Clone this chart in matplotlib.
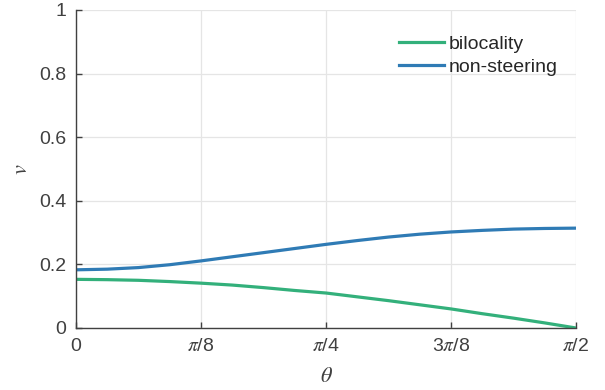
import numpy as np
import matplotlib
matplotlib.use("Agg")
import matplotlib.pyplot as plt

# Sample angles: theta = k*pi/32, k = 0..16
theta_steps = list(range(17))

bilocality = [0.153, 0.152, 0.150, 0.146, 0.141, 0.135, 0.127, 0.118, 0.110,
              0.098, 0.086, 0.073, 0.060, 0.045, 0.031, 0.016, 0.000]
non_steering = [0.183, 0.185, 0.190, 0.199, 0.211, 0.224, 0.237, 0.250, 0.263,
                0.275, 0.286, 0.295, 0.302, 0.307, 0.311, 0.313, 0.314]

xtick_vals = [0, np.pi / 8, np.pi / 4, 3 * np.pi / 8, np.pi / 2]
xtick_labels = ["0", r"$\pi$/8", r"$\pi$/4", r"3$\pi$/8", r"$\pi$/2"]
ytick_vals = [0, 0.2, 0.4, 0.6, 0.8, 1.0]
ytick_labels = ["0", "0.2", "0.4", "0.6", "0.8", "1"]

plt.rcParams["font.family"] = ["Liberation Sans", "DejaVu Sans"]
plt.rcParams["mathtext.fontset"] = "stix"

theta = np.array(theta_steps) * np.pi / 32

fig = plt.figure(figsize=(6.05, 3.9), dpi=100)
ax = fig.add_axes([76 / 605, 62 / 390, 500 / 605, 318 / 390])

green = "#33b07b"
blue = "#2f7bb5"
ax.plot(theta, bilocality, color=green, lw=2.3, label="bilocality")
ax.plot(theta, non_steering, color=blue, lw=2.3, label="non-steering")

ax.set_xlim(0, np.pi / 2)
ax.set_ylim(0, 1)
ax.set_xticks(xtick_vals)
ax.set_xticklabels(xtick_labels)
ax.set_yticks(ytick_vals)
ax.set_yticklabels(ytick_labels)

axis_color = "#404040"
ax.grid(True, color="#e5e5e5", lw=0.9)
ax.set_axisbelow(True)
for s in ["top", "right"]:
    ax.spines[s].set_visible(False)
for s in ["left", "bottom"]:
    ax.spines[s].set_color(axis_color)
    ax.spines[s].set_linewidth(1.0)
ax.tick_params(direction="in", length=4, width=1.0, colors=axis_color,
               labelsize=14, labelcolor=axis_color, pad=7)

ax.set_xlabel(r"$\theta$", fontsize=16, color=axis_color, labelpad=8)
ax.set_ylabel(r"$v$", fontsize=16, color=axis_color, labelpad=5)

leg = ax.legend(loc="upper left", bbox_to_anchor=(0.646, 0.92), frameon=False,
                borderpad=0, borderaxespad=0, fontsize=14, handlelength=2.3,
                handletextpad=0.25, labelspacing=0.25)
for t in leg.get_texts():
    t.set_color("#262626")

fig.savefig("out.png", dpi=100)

==

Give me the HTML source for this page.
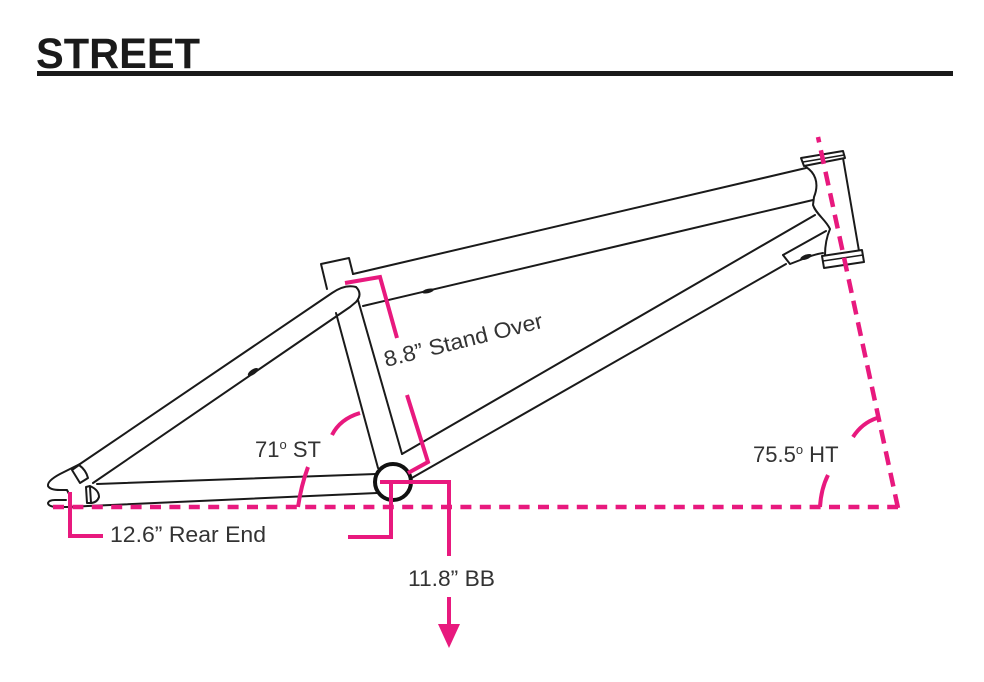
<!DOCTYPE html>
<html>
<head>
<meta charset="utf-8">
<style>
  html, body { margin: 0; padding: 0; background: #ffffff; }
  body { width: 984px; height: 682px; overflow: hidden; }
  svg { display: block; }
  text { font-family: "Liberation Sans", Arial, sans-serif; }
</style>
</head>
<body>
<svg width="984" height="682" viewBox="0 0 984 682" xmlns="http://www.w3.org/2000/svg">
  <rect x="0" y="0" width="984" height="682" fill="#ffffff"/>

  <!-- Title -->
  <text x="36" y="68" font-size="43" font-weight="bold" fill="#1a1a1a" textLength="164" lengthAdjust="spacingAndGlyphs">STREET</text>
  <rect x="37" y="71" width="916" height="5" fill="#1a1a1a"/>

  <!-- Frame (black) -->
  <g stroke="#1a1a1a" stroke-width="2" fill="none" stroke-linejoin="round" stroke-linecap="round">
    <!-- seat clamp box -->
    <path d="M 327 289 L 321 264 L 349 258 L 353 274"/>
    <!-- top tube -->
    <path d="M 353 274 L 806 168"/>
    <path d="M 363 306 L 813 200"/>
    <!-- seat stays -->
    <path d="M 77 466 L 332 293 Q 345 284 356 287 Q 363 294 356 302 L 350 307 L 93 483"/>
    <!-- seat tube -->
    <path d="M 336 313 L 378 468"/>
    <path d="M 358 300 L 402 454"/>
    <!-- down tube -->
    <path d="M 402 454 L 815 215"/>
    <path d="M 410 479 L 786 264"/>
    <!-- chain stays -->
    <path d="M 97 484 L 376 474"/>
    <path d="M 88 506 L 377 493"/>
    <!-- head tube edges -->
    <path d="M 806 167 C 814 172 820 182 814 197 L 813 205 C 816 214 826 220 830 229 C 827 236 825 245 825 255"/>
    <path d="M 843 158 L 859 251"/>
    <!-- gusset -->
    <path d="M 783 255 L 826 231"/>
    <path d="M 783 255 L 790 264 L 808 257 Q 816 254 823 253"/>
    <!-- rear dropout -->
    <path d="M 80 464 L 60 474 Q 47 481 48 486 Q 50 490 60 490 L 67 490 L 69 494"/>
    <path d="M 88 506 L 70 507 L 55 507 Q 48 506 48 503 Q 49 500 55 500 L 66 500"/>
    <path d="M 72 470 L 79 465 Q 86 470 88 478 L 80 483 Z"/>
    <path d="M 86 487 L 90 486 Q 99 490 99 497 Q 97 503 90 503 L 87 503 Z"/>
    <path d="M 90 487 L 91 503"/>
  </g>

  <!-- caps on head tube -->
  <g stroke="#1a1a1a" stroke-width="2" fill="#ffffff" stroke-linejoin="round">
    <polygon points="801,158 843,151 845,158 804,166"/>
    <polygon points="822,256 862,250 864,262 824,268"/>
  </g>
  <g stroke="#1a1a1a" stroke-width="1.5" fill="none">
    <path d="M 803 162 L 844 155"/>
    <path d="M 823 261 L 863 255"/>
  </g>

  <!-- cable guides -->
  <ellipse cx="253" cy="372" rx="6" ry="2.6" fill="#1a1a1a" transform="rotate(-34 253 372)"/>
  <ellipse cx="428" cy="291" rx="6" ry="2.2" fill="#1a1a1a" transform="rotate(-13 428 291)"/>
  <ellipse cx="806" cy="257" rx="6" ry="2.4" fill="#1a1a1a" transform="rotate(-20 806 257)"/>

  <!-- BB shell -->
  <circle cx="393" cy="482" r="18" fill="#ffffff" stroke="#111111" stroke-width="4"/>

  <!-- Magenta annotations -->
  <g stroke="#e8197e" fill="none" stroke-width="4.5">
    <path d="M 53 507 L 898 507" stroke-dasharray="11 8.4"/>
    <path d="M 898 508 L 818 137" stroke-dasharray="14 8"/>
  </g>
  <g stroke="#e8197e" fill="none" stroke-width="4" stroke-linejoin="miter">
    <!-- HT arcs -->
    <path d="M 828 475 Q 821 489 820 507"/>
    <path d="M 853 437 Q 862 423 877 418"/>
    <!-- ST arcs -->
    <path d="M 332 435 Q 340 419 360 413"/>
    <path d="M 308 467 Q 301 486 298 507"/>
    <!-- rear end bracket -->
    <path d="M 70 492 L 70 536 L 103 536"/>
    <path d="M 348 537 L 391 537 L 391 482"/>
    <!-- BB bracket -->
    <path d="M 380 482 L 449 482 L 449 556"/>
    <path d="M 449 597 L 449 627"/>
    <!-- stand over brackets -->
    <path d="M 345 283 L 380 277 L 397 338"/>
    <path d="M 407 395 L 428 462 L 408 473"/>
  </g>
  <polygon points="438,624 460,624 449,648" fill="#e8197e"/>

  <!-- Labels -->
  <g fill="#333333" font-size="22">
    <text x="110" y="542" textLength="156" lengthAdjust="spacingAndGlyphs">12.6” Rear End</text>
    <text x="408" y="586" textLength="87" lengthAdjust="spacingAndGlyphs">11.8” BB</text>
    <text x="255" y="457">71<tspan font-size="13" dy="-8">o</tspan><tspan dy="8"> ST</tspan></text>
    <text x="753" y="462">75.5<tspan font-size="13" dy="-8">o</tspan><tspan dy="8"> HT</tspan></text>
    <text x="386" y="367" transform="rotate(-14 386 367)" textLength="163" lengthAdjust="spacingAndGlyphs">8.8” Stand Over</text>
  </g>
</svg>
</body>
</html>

GOAL: Exactly the lines starting at the line containing "Clone this chart in matplotlib." and ending at the line containing "0.275, 0.286, 0.295, 0.302, 0.307, 0.311, 0.313, 0.314]" should be transcribed, both included; omit the pictures.

RESPONSE TO THE TASK:
Clone this chart in matplotlib.
import numpy as np
import matplotlib
matplotlib.use("Agg")
import matplotlib.pyplot as plt

# Sample angles: theta = k*pi/32, k = 0..16
theta_steps = list(range(17))

bilocality = [0.153, 0.152, 0.150, 0.146, 0.141, 0.135, 0.127, 0.118, 0.110,
              0.098, 0.086, 0.073, 0.060, 0.045, 0.031, 0.016, 0.000]
non_steering = [0.183, 0.185, 0.190, 0.199, 0.211, 0.224, 0.237, 0.250, 0.263,
                0.275, 0.286, 0.295, 0.302, 0.307, 0.311, 0.313, 0.314]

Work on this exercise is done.